Problem statement.
Using the data below, copy every line that contains the word "chart".
### Provided material
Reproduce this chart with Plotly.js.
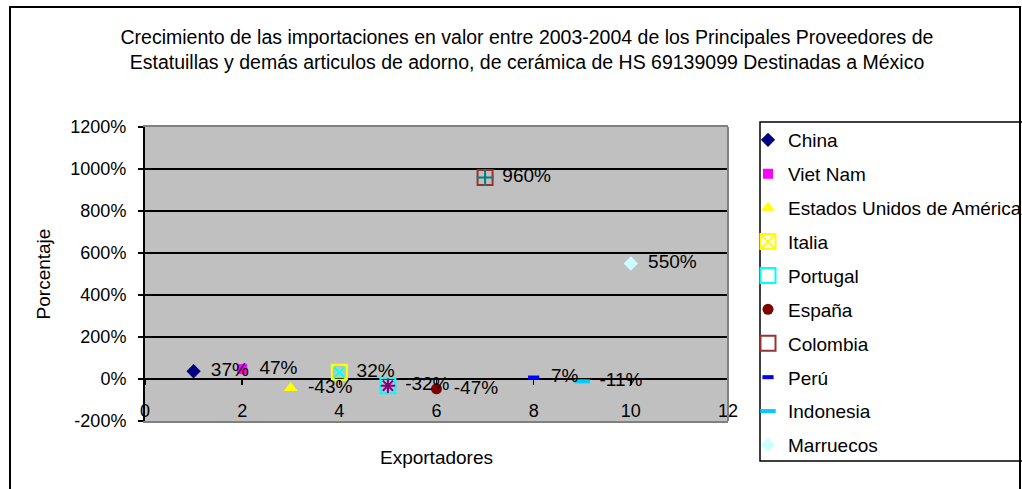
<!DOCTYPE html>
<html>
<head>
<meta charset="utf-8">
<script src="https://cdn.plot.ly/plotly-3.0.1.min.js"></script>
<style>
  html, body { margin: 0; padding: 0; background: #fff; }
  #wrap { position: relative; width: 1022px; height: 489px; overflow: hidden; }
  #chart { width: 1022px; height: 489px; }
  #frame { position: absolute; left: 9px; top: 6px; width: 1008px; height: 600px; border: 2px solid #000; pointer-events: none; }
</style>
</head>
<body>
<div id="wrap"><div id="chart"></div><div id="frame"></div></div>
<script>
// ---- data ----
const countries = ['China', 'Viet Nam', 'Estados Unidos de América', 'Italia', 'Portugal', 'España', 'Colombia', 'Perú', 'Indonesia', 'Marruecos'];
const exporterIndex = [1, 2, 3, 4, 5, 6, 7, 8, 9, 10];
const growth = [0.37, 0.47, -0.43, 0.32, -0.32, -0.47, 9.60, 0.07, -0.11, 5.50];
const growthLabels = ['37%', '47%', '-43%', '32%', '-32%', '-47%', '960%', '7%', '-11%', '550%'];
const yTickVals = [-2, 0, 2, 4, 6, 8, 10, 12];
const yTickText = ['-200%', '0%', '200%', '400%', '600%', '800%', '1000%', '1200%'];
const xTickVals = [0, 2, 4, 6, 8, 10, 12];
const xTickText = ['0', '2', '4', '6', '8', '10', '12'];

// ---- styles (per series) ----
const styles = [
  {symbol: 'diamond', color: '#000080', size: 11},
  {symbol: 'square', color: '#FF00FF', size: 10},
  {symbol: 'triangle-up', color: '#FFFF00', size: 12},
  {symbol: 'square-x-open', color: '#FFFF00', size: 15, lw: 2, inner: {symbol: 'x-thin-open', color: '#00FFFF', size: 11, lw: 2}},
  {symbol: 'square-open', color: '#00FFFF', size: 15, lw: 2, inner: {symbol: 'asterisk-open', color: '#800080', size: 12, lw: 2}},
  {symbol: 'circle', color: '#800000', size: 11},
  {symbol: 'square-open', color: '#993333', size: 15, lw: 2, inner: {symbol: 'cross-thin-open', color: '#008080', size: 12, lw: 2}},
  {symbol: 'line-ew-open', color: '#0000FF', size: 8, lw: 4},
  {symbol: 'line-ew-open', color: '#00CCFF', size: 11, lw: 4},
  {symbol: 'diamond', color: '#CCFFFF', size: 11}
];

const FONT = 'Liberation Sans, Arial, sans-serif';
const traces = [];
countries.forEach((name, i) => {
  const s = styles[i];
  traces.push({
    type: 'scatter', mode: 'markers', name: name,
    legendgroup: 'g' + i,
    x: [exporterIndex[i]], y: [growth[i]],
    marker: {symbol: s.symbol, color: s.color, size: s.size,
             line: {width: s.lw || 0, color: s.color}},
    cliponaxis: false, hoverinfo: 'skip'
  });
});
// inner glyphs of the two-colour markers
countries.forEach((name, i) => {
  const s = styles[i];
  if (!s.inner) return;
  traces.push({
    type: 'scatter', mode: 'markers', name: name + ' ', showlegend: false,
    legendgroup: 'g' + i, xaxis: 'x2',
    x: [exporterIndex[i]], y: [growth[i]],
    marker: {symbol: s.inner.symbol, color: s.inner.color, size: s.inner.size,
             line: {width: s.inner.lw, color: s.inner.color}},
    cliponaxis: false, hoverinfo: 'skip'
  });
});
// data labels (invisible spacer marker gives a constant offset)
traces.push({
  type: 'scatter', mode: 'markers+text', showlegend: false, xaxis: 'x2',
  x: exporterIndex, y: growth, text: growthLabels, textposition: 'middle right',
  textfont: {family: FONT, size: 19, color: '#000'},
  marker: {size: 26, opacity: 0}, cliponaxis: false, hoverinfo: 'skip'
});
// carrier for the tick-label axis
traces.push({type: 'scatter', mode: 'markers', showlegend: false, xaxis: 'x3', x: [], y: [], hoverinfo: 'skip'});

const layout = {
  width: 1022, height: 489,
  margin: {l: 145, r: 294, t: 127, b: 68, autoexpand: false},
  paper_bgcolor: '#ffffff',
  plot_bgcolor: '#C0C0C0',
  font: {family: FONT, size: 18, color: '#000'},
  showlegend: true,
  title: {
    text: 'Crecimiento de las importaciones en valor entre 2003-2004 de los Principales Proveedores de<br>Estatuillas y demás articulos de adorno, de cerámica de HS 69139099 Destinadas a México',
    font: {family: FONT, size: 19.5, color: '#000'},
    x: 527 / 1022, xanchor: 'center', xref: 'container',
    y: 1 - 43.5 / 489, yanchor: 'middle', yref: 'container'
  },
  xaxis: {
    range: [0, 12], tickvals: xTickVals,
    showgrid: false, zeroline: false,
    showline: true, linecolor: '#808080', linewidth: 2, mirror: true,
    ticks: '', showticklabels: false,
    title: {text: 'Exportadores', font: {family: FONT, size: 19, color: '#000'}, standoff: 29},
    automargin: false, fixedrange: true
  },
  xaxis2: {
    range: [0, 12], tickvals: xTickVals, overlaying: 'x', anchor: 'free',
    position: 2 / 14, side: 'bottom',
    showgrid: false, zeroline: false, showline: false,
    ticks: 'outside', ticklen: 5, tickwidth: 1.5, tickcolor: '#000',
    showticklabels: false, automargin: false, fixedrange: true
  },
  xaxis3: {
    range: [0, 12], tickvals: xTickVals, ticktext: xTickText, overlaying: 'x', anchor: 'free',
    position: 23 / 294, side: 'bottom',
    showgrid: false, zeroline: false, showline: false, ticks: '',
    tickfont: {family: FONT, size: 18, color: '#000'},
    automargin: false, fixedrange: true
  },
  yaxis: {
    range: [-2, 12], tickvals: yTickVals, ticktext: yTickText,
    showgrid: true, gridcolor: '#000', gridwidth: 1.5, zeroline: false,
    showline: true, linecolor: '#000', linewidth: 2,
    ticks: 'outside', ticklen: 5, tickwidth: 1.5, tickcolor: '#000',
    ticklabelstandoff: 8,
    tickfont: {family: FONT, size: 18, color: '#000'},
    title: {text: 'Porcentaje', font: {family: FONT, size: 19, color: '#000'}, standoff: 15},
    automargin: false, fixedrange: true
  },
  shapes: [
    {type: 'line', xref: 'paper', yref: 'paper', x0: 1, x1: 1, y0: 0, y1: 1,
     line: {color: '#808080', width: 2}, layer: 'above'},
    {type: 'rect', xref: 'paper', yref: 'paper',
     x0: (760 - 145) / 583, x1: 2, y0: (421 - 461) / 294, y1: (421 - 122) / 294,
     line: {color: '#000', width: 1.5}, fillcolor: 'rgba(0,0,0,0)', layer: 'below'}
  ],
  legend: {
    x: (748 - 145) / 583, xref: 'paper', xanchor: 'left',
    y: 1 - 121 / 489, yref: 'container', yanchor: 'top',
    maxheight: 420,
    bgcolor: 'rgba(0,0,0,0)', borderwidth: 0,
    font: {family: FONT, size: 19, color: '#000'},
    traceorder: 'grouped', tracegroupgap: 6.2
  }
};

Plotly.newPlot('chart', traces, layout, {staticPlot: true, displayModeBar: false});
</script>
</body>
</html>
######
Result of this exercise.
Reproduce this chart with Plotly.js.
  #chart { width: 1022px; height: 489px; }
<div id="wrap"><div id="chart"></div><div id="frame"></div></div>
Plotly.newPlot('chart', traces, layout, {staticPlot: true, displayModeBar: false});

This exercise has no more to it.